### RECORD EXTRACTS
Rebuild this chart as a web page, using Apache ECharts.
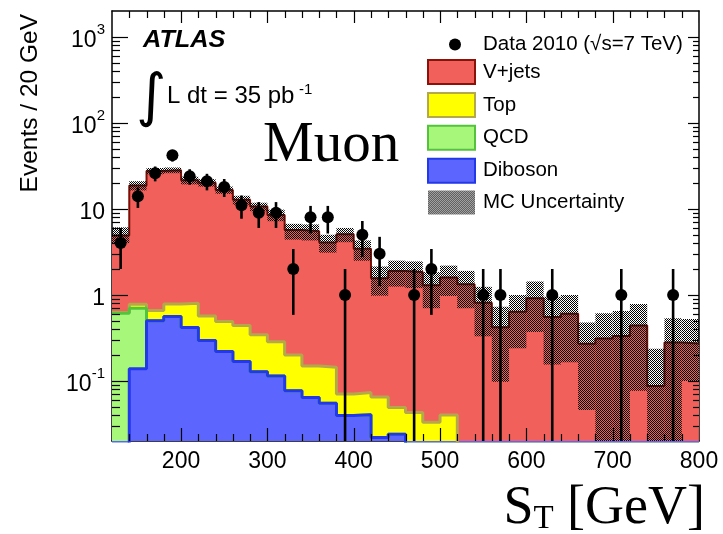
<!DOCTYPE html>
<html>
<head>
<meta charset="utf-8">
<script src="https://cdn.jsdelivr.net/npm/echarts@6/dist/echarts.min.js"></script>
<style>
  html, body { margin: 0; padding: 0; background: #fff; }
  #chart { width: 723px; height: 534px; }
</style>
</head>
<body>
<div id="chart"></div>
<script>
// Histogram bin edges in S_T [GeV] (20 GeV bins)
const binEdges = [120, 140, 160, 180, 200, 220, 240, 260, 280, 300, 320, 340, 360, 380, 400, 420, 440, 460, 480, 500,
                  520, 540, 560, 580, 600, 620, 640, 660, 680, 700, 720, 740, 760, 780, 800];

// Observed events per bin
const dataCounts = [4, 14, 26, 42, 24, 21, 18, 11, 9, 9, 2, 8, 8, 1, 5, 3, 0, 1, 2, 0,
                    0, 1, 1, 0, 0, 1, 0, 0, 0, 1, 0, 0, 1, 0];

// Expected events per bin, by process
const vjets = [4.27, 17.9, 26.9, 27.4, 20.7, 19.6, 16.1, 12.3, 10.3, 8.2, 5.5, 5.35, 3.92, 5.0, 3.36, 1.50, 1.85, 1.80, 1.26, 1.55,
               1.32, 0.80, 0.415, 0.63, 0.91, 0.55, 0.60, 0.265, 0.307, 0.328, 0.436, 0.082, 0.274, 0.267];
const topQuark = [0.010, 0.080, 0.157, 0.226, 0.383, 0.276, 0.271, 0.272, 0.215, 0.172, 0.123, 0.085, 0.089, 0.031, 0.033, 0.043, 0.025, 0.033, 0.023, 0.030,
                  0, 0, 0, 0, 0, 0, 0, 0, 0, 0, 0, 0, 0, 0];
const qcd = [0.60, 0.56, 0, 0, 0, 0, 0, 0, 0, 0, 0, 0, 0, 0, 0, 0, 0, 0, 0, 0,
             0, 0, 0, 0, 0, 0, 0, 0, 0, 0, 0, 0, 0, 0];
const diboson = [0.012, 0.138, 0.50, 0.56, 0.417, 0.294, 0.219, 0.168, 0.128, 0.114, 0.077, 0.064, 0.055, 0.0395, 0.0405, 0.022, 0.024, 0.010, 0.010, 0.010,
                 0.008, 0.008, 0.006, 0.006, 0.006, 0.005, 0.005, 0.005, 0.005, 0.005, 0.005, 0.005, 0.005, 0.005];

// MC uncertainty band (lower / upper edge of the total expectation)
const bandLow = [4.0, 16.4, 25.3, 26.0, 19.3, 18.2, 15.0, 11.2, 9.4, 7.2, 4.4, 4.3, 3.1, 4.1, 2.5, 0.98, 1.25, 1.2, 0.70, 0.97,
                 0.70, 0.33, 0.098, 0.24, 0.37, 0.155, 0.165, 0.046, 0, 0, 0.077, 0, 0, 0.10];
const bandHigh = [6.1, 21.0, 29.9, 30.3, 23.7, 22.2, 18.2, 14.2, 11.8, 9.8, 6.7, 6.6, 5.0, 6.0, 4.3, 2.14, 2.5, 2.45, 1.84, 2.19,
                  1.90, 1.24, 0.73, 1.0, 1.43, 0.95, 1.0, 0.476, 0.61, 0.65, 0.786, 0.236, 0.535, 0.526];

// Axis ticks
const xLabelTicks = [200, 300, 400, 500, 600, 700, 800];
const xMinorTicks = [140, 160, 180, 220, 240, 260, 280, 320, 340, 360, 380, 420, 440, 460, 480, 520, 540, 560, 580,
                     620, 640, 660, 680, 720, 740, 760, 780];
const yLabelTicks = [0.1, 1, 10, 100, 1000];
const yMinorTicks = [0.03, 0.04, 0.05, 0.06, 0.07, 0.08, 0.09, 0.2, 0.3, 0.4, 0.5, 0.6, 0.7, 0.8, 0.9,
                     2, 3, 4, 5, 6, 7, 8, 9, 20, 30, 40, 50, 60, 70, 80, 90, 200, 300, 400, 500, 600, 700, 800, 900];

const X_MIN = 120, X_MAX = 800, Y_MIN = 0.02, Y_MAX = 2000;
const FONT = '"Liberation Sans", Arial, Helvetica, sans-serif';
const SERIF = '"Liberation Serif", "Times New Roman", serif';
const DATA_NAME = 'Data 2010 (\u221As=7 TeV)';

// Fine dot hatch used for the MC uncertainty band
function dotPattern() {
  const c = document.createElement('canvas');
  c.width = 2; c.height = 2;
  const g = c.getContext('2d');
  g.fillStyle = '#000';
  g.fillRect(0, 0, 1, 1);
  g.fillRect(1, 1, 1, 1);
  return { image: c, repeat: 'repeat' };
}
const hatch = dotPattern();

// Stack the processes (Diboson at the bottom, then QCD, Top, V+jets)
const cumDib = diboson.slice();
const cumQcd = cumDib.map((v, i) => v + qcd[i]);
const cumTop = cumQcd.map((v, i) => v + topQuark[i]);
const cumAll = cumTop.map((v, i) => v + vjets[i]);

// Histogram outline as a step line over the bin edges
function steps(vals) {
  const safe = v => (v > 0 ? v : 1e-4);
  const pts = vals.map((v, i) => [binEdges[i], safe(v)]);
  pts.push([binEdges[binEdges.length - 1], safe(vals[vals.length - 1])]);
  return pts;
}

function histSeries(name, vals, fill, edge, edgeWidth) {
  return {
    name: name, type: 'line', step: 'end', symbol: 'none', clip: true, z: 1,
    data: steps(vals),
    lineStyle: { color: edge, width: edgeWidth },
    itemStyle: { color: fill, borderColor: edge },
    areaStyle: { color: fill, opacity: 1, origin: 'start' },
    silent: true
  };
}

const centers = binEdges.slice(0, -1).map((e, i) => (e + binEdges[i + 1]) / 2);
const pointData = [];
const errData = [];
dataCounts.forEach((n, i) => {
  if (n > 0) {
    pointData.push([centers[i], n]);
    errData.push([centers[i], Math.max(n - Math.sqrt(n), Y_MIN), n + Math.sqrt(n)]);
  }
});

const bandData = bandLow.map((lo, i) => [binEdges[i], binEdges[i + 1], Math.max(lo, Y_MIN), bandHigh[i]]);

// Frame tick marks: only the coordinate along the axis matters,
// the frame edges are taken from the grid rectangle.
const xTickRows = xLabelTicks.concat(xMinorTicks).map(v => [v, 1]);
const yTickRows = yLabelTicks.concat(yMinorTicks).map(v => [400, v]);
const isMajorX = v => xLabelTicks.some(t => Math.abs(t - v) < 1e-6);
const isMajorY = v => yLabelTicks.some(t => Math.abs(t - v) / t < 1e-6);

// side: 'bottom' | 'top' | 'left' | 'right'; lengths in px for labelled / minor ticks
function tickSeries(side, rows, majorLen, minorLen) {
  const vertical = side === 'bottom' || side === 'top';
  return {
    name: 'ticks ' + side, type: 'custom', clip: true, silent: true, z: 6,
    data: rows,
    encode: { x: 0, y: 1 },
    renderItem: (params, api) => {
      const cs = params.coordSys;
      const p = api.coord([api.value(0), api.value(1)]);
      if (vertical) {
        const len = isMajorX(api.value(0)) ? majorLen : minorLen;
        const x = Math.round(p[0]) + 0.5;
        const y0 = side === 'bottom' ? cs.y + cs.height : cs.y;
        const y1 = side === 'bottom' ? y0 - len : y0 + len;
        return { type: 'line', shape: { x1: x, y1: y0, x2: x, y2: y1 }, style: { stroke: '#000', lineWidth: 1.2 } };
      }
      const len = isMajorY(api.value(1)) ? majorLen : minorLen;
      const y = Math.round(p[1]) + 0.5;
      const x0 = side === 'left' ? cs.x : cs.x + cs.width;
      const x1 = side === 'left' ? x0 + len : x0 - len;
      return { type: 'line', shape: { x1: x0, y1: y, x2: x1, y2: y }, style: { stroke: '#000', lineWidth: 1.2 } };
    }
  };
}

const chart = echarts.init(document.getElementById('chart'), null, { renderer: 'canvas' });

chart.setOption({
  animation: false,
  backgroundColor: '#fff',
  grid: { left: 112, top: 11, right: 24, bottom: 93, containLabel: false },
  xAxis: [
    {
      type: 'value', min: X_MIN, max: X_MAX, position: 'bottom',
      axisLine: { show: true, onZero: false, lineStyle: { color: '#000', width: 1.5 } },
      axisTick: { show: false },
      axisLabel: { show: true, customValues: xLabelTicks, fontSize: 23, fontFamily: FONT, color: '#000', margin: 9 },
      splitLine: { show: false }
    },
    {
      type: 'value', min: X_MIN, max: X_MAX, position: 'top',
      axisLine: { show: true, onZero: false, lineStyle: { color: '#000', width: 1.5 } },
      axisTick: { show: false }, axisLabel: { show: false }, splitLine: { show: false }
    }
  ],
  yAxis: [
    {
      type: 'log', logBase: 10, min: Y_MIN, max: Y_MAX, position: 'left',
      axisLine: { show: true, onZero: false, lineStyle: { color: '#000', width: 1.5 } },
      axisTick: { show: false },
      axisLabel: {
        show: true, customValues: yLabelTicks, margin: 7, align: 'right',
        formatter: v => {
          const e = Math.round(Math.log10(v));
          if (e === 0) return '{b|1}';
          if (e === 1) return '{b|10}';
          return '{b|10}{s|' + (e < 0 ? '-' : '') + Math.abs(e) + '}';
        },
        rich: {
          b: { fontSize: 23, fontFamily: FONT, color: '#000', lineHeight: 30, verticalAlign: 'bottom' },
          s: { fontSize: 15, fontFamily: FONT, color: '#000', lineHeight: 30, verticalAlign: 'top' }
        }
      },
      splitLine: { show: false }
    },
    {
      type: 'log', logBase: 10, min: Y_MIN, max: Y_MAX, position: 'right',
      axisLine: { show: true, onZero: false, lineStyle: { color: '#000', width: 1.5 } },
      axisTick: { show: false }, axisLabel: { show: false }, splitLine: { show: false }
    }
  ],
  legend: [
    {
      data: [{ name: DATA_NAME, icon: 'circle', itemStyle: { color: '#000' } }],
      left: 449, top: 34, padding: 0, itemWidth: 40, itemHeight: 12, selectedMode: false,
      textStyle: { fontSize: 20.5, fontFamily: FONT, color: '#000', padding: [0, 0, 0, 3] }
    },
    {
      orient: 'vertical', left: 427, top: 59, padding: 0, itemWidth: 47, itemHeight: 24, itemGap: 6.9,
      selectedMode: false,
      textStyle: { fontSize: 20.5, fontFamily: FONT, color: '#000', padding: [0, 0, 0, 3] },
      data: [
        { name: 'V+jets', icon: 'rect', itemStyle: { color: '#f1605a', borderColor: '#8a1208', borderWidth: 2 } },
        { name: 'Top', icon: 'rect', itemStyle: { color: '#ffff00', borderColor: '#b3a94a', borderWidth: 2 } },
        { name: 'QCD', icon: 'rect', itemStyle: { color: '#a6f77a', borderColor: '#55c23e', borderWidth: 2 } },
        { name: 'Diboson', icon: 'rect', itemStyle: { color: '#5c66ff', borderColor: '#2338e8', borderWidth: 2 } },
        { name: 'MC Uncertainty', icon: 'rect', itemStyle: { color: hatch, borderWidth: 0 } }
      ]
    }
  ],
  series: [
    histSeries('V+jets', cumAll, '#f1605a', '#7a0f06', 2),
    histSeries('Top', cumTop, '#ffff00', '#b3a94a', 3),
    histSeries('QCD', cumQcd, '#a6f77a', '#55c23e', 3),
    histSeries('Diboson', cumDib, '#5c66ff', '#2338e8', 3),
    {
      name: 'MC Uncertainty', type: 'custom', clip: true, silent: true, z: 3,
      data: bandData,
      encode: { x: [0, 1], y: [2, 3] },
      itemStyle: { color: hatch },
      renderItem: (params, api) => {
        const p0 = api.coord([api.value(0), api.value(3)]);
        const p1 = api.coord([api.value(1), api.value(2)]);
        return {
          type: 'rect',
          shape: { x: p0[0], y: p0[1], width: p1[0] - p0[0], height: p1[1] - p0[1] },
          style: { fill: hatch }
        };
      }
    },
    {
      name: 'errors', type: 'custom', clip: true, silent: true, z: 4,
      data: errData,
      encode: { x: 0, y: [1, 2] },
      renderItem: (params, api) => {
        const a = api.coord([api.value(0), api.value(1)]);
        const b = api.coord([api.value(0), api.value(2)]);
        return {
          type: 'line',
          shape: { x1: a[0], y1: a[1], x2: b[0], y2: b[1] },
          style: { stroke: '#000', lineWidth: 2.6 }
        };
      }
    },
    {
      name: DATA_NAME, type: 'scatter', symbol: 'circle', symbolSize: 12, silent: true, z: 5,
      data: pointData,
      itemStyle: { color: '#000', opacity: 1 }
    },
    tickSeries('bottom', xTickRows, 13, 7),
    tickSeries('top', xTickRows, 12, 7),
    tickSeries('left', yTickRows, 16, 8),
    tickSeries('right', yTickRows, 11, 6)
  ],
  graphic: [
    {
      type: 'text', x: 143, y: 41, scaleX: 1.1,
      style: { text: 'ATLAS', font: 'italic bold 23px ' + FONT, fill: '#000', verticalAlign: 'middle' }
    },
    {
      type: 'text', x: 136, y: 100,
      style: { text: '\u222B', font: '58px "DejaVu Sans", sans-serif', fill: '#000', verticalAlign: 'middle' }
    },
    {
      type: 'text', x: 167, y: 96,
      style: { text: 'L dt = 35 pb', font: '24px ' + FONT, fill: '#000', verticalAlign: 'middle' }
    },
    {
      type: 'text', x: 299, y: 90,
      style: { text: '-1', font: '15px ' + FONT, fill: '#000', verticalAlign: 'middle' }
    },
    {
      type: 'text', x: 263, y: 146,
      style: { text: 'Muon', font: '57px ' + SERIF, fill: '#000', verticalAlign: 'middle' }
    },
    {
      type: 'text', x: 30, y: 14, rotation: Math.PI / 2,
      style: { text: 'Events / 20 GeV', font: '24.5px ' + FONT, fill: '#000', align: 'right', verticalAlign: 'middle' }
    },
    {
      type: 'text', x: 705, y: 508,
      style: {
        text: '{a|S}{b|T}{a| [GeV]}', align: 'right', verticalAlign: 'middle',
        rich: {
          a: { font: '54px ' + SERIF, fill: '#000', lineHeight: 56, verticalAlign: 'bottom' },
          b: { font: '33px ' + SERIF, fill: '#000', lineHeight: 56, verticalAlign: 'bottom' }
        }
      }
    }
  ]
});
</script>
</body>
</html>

==

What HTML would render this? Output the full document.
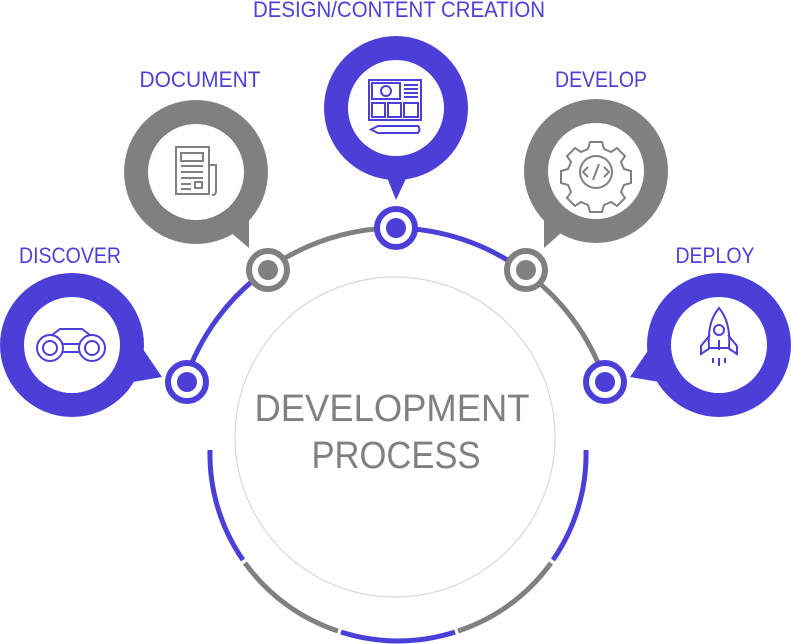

### WORK TO DO
Go to the line that contains "Rebuild this chart" and copy from there down to the line that contains "0.005, 0.005, 0.005];", with both lines included. Pass over the pictures.

### SOLUTION FOR THIS TASK
Rebuild this chart as a web page, using Apache ECharts.
<!DOCTYPE html>
<html>
<head>
<meta charset="utf-8">
<script src="https://cdn.jsdelivr.net/npm/echarts@6/dist/echarts.min.js"></script>
<style>
  html, body { margin: 0; padding: 0; background: #fff; }
  #chart { width: 723px; height: 534px; }
</style>
</head>
<body>
<div id="chart"></div>
<script>
// Histogram bin edges in S_T [GeV] (20 GeV bins)
const binEdges = [120, 140, 160, 180, 200, 220, 240, 260, 280, 300, 320, 340, 360, 380, 400, 420, 440, 460, 480, 500,
                  520, 540, 560, 580, 600, 620, 640, 660, 680, 700, 720, 740, 760, 780, 800];

// Observed events per bin
const dataCounts = [4, 14, 26, 42, 24, 21, 18, 11, 9, 9, 2, 8, 8, 1, 5, 3, 0, 1, 2, 0,
                    0, 1, 1, 0, 0, 1, 0, 0, 0, 1, 0, 0, 1, 0];

// Expected events per bin, by process
const vjets = [4.27, 17.9, 26.9, 27.4, 20.7, 19.6, 16.1, 12.3, 10.3, 8.2, 5.5, 5.35, 3.92, 5.0, 3.36, 1.50, 1.85, 1.80, 1.26, 1.55,
               1.32, 0.80, 0.415, 0.63, 0.91, 0.55, 0.60, 0.265, 0.307, 0.328, 0.436, 0.082, 0.274, 0.267];
const topQuark = [0.010, 0.080, 0.157, 0.226, 0.383, 0.276, 0.271, 0.272, 0.215, 0.172, 0.123, 0.085, 0.089, 0.031, 0.033, 0.043, 0.025, 0.033, 0.023, 0.030,
                  0, 0, 0, 0, 0, 0, 0, 0, 0, 0, 0, 0, 0, 0];
const qcd = [0.60, 0.56, 0, 0, 0, 0, 0, 0, 0, 0, 0, 0, 0, 0, 0, 0, 0, 0, 0, 0,
             0, 0, 0, 0, 0, 0, 0, 0, 0, 0, 0, 0, 0, 0];
const diboson = [0.012, 0.138, 0.50, 0.56, 0.417, 0.294, 0.219, 0.168, 0.128, 0.114, 0.077, 0.064, 0.055, 0.0395, 0.0405, 0.022, 0.024, 0.010, 0.010, 0.010,
                 0.008, 0.008, 0.006, 0.006, 0.006, 0.005, 0.005, 0.005, 0.005, 0.005, 0.005, 0.005, 0.005, 0.005];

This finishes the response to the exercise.